On Tue, Nov 09, 2004 at 12:18:23PM -0500, DuCharme, Bob (LNG-CHO) wrote:
> more ideas, but the amount of practical, usable RDF data still seems
> remarkably small. I've been compiling a list at rdfdata.org, and it's
> getting harder and harder to find new entries.
Bob,
We've talked about this before, but every FOAF and RSS 1.0 resource is an
RDF file. I don't know why you discount that data as non-transient. That
people don't archive all of their RSS 1.0 events seems a matter of a best
practice.
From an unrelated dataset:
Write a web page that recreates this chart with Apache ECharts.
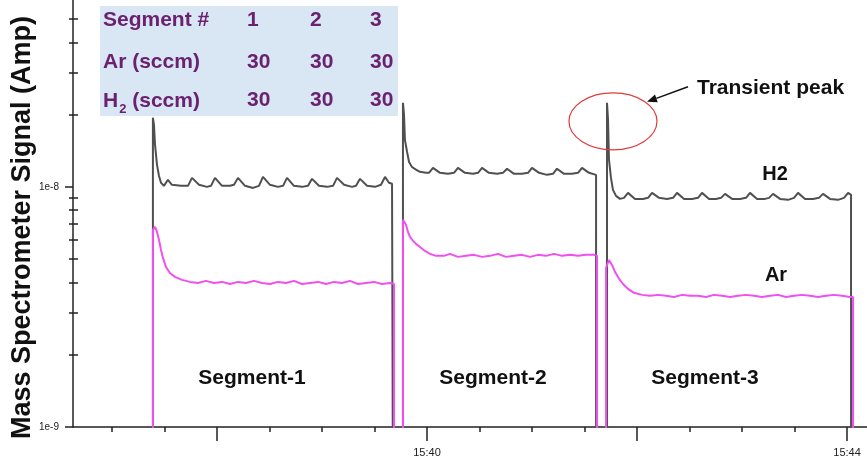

It doesn't change the fact that there are *lots* of RSS 1.0 (which
are RDF) resources on the Web. (And there are good social reasons for why
people might not want to maintain all their FOAF versions.)
It seems to me that we're maybe in the "intranet" phase of the Semantic Web,
that is, lots of non-public RDF inside enterprise and institutional walls,
while the amount of RDF on the public Web continues to grow (even if not
exponentially).
Lots of folks using RDF and OWL in the life sciences world, or so I learned
at the W3C's workshop about SemWeb in LifeSci in Boston a few weeks ago, and
the great majority of that isn't on the public Web.
My two cents, anyway. :>
Kendall Clark
Managing Editor, XML.com
--
Sometimes it's appropriate, even patriotic, to be ashamed of your country.